Chaque individu a un risque bien personnel de développer une maladie dite complexe, telle que le diabète, la dépression ou encore le cancer. Ce risque est en partie influencé par les variants génétiques, soit des lettres présentes dans la séquence d'ADN qui diffèrent d'une personne à l'autre. Deux études menées par des chercheurs du nouveau Département de biologie computationnelle de la Faculté de biologie et de médecine de l'UNIL démontrent comment ces variants ont le pouvoir de désorganiser des réseaux de gènes dans différents tissus de notre corps. Les résultats sont à découvrir dans les revues «Nature Methods» et «PLOS Computational Biology».
Les progrès réalisés grâce au séquençage du génome humain ont donné naissance à de grandes études qui comparent notamment les variant génétiques entre des individus sains et des individus malades. Ces études ont permis d'identifier avec succès des milliers de variants génétiques qui ont un lien avec différentes maladies. Toutefois, les mécanismes grâce auxquels ces variants sont capables d'influencer le développement d'une pathologie donnée demeurent encore mal compris, freinant ainsi la mise sur pied de tests diagnostiques plus performants et de traitements plus personnalisés pour les patients.
Daniel Marbach, David Lamparter et le Prof. Sven Bergmann, chercheurs au Département de biologie computationnelle (DBC) de la FBM et à l'Institut suisse de bioinformatique (SIB), en collaboration avec Zoltán Kutalik (FBM-CHUV-SIB), le Massachusetts Institute of Technology (MIT) et l'Université d'Harvard, ont cartographié des réseaux de gènes interactifs dont l'activité est perturbée par les variants génétiques dans des centaines de types de cellules et de tissus humains.

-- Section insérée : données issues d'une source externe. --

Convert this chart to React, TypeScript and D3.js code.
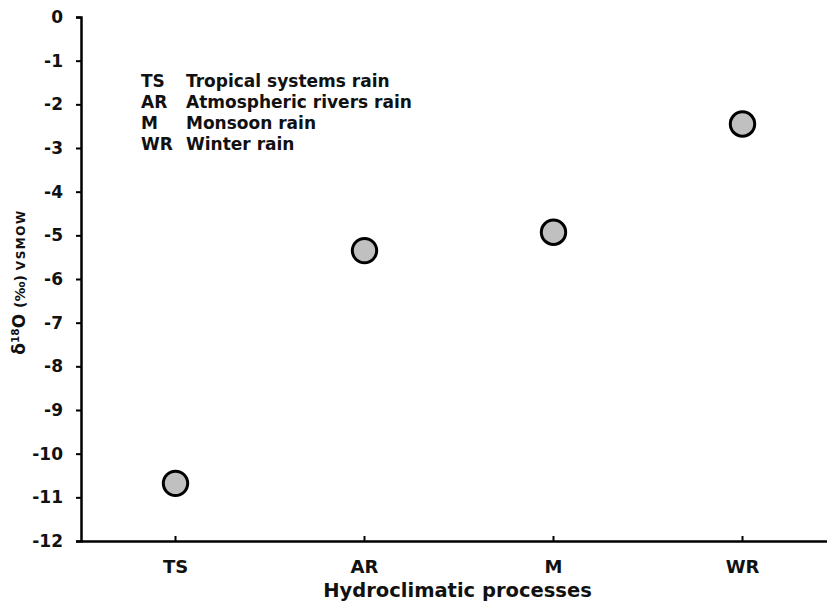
import { useEffect, useRef } from "react";
import * as d3 from "d3";

const categories = ["TS", "AR", "M", "WR"];
const d18O = [-10.68, -5.35, -4.93, -2.45];
const yTicks = [0, -1, -2, -3, -4, -5, -6, -7, -8, -9, -10, -11, -12];
const legendCodes = ["TS", "AR", "M", "WR"];
const legendNames = ["Tropical systems rain", "Atmospheric rivers rain", "Monsoon rain", "Winter rain"];

export default function App() {
  const svgRef = useRef<SVGSVGElement>(null);
  const width = 827,
    height = 604;

  useEffect(() => {
    const margin = { top: 17, left: 81, bottom: 63 };
    const font = "DejaVu Sans, Verdana, sans-serif";

    d3.select(svgRef.current).selectAll("*").remove();
    const svg = d3.select(svgRef.current).attr("width", width).attr("height", height);

    const x = d3.scaleBand().domain(categories).range([margin.left, 837]);
    const y = d3.scaleLinear().domain([-12, 0]).range([height - margin.bottom, margin.top]);

    // y-axis
    const yAxis = svg
      .append("g")
      .attr("transform", `translate(${margin.left},0)`)
      .call(d3.axisLeft(y).tickValues(yTicks).tickSize(5).tickPadding(13).tickFormat(d3.format("d")));
    yAxis.select(".domain").attr("stroke", "#000").attr("stroke-width", 2.5);
    yAxis.selectAll(".tick line").attr("stroke", "#000").attr("stroke-width", 2);
    yAxis
      .selectAll(".tick text")
      .attr("font-family", font)
      .attr("font-weight", "bold")
      .attr("font-size", 17)
      .attr("fill", "#111")
      .text((d: any) => (d < 0 ? "-" + Math.abs(d) : String(d)));

    // x-axis
    const xAxis = svg
      .append("g")
      .attr("transform", `translate(0,${height - margin.bottom})`)
      .call(d3.axisBottom(x).tickSize(-5).tickSizeOuter(0).tickPadding(19));
    xAxis.select(".domain").attr("stroke", "#000").attr("stroke-width", 2.5);
    xAxis.selectAll(".tick line").attr("stroke", "#000").attr("stroke-width", 2);
    xAxis
      .selectAll(".tick text")
      .attr("font-family", font)
      .attr("font-weight", "bold")
      .attr("font-size", 18)
      .attr("fill", "#111");

    // points
    svg
      .append("g")
      .selectAll("circle")
      .data(categories.map((c, i) => ({ c, v: d18O[i] })))
      .join("circle")
      .attr("cx", (d) => x(d.c)! + x.bandwidth() / 2)
      .attr("cy", (d) => y(d.v))
      .attr("r", 12.2)
      .attr("fill", "#c0c0c0")
      .attr("stroke", "#000")
      .attr("stroke-width", 3);

    // legend text
    const leg = svg.append("g").attr("font-family", font).attr("font-weight", "bold").attr("font-size", 17).attr("fill", "#111");
    legendCodes.forEach((code, i) => {
      leg.append("text").attr("x", 141).attr("y", 87 + i * 21).text(code);
      leg.append("text").attr("x", 186).attr("y", 87 + i * 21).text(legendNames[i]);
    });

    // x label
    svg
      .append("text")
      .attr("x", 457.5)
      .attr("y", 597)
      .attr("text-anchor", "middle")
      .attr("font-family", font)
      .attr("font-weight", "bold")
      .attr("font-size", 19.5)
      .attr("fill", "#111")
      .text("Hydroclimatic processes");

    // y label
    const yl = svg
      .append("text")
      .attr("transform", `translate(25,282) rotate(-90)`)
      .attr("text-anchor", "middle")
      .attr("font-family", font)
      .attr("font-weight", "bold")
      .attr("fill", "#111");
    yl.append("tspan").attr("font-size", 17).text("δ");
    yl.append("tspan").attr("font-size", 10.5).attr("dy", -6).text("18");
    yl.append("tspan").attr("font-size", 17).attr("dy", 6).text("O ");
    yl.append("tspan").attr("font-size", 14).text("(‰) ");
    yl.append("tspan").attr("font-size", 12).attr("letter-spacing", 1.5).text("VSMOW");
  }, []);

  return <svg ref={svgRef} style={{ position: "absolute", left: 0, top: 0, background: "#fff" }}></svg>;
}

Des régions régulatrices encore mal comprises
«Le challenge réside dans le fait que plus de 90% des variants génétiques se situent en dehors des gènes, dans des régions du génome qui sont encore mal comprises», explique Daniel Marbach, chercheur FNS au DBC et premier auteur de l'étude publiée dans Nature Methods. «Ces régions peuvent avoir des fonctions régulatrices, qui sont parfois interrompues par les variants génétiques. Les choses se compliquent encore davantage étant donné que la fonction régulatrice peut varier entre différents types de tissus. Par exemple, un certain gène peut en activer un autre dans le foie, mais pas dans le coeur».

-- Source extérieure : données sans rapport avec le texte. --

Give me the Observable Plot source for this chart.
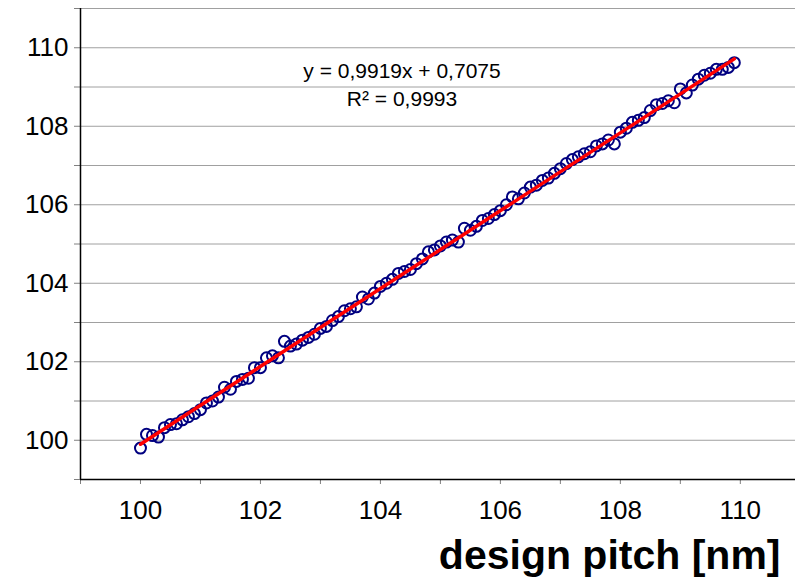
<!DOCTYPE html>
<html>
<head>
<meta charset="utf-8">
<script src="https://cdn.jsdelivr.net/npm/d3@7"></script>
<script src="https://cdn.jsdelivr.net/npm/@observablehq/plot@0.6"></script>
<style>
  html, body { margin: 0; padding: 0; background: #fff; overflow: hidden; }
  #chart svg { display: block; }
</style>
</head>
<body>
<div id="chart"></div>
<script>
const designPitch = [
  100.0,100.1,100.2,100.3,100.4,100.5,100.6,100.7,100.8,100.9,
  101.0,101.1,101.2,101.3,101.4,101.5,101.6,101.7,101.8,101.9,
  102.0,102.1,102.2,102.3,102.4,102.5,102.6,102.7,102.8,102.9,
  103.0,103.1,103.2,103.3,103.4,103.5,103.6,103.7,103.8,103.9,
  104.0,104.1,104.2,104.3,104.4,104.5,104.6,104.7,104.8,104.9,
  105.0,105.1,105.2,105.3,105.4,105.5,105.6,105.7,105.8,105.9,
  106.0,106.1,106.2,106.3,106.4,106.5,106.6,106.7,106.8,106.9,
  107.0,107.1,107.2,107.3,107.4,107.5,107.6,107.7,107.8,107.9,
  108.0,108.1,108.2,108.3,108.4,108.5,108.6,108.7,108.8,108.9,
  109.0,109.1,109.2,109.3,109.4,109.5,109.6,109.7,109.8,109.9
];
const measuredPitch = [
  99.80,100.15,100.12,100.08,100.32,100.40,100.42,100.52,100.60,100.68,
  100.78,100.95,101.00,101.10,101.35,101.30,101.50,101.55,101.58,101.85,
  101.85,102.10,102.15,102.10,102.52,102.40,102.45,102.55,102.62,102.70,
  102.85,102.90,103.05,103.15,103.30,103.35,103.40,103.65,103.60,103.75,
  103.92,104.00,104.10,104.25,104.30,104.35,104.50,104.62,104.80,104.85,
  104.95,105.05,105.10,105.05,105.40,105.35,105.45,105.60,105.65,105.75,
  105.85,106.00,106.20,106.15,106.30,106.45,106.50,106.62,106.68,106.80,
  106.92,107.05,107.15,107.22,107.30,107.35,107.50,107.55,107.65,107.55,
  107.85,107.95,108.10,108.15,108.22,108.40,108.55,108.58,108.65,108.60,
  108.95,108.85,109.05,109.20,109.30,109.35,109.45,109.45,109.50,109.62
];
const fitSlope = 0.9919;
const fitIntercept = 0.7075;
const equationLines = ["y = 0,9919x + 0,7075", "R² = 0,9993"];
const xTickLabels = [100, 102, 104, 106, 108, 110];
const xMinorTicks = [99, 100, 101, 102, 103, 104, 105, 106, 107, 108, 109, 110];
const yTickLabels = [100, 102, 104, 106, 108, 110];
const yMinorTicks = [99, 100, 101, 102, 103, 104, 105, 106, 107, 108, 109, 110, 111];
const gridValues = [100, 101, 102, 103, 104, 105, 106, 107, 108, 109, 110, 111];
const xLabel = "design pitch [nm]";
const xDomain = [99, 110.92];
const yDomain = [99, 111];

const points = designPitch.map((x, i) => ({x, y: measuredPitch[i]}));
const fitEnds = [designPitch[0], designPitch[designPitch.length - 1]];
const fitLine = fitEnds.map(x => ({x, y: fitSlope * x + fitIntercept}));

const font = "'Liberation Sans', Arial, Helvetica, sans-serif";

const chart = Plot.plot({
  width: 795,
  height: 581,
  marginLeft: 80,
  marginRight: 0,
  marginTop: 8,
  marginBottom: 102,
  style: {fontFamily: font, fontSize: "26px", color: "#000", background: "#fff"},
  x: {domain: xDomain, label: null},
  y: {domain: yDomain, label: null},
  marks: [
    Plot.ruleY(gridValues, {stroke: "#a0a0a0", strokeWidth: 1}),
    Plot.axisY({ticks: yMinorTicks, tickSize: 6, tickFormat: () => "", stroke: "#808080", strokeWidth: 1, label: null}),
    Plot.axisY({ticks: yTickLabels, tickSize: 0, tickPadding: 12, fontSize: 26, fill: "#000", label: null}),
    Plot.axisX({ticks: xMinorTicks, tickSize: 5, tickFormat: () => "", stroke: "#808080", strokeWidth: 1, label: null}),
    Plot.axisX({ticks: xTickLabels, tickSize: 0, tickPadding: 21, fontSize: 26, fill: "#000", label: null}),
    Plot.ruleX([xDomain[0]], {stroke: "#000", strokeWidth: 1.5}),
    Plot.ruleY([yDomain[0]], {stroke: "#000", strokeWidth: 1.5}),
    Plot.dot(points, {x: "x", y: "y", r: 5.5, stroke: "#000080", strokeWidth: 2, fill: "none"}),
    Plot.line(fitLine, {x: "x", y: "y", stroke: "#ff0000", strokeWidth: 3.5}),
    Plot.text([equationLines[0]], {frameAnchor: "top", dx: -36, dy: 69, lineAnchor: "bottom", textAnchor: "middle", fontSize: 21, fill: "#000"}),
    Plot.text([equationLines[1]], {frameAnchor: "top", dx: -36, dy: 97, lineAnchor: "bottom", textAnchor: "middle", fontSize: 21, fill: "#000"}),
    Plot.text([xLabel], {frameAnchor: "bottom-right", dx: -15, dy: 89, lineAnchor: "bottom", textAnchor: "end", fontSize: 41, fontWeight: "bold", fill: "#000"})
  ]
});
document.getElementById("chart").appendChild(chart);
</script>
</body>
</html>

L'équipe s'est alors fixé comme objectif de créer des «cartes» précises des réseaux de régulation qui contrôlent l'activité des gènes dans une cellule ou un tissu donné. En couplant les données d'un consortium de recherche international (FANTOM) avec les nouvelles techniques d'analyse, les chercheurs sont parvenus à constituer des cartes précises des réseaux de gènes pour environ 400 types différents de cellules et tissus humains - soit la plus large collection à ce jour - allant des cellules immunitaires aux tissus cérébraux, alors que jusqu'à présent les études étaient limitées à un, voire quelques tissus. Chacun de ces réseaux décrit des centaines de milliers d'interactions régulatrices parmi plus de 19'000 gènes, donnant ainsi une première vision globale du «système de contrôle» de ces divers cellules et tissus.
Les réseaux sociaux pour modèle
L'hypothèse consistait à dire que les variants génétiques peuvent perturber des gènes interconnectés dans les réseaux de régulation de tissus spécifiques à certaines maladies. Afin de la vérifier, les scientifiques ont employé des techniques similaires à celles appliquées aux réseaux sociaux pour obtenir des informations sur les utilisateurs en se basant sur leurs interconnections. En d'autres termes, ils ont employé des réseaux biologiques pour obtenir des informations sur les gènes responsables de pathologies.
En s'intéressant aux données génétiques pour diverses maladies neurodégénératives, psychiatriques, immunitaires, cardiovasculaires et métaboliques, les chercheurs ont découvert que les variants affectaient souvent des groupes de gènes étroitement interconnectés dans des réseaux de régulation, confirmant ainsi leur hypothèse. Qui plus est, les composants du réseau affecté indiquaient avec précision les types de cellules ou tissus impliqués dans le processus pathologique. «Par exemple, les patients souffrant de schizophrénie ont des variants génétiques qui perturbent des gènes du tissu cérébral responsable du comportement cognitif et émotionnel, alors que des variants génétiques associés à l'obésité interfèrent avec des gènes qui interagissent dans les tissus du système intestinal», détaille Daniel Marbach.
Vers des traitements thérapeutiques plus ciblés
«Nos travaux démontrent que des cartes précises des réseaux de gènes pour différents tissus revêtent une importance capitale pour mieux comprendre le démarrage et la progression des maladies, un facteur essentiel pour élaborer des traitements plus efficaces et plus ciblés avec moins d'effets secondaires pour le patient», conclut le Prof. Sven Bergmann, qui dirige le Groupe de biologie computationnelle au DBC.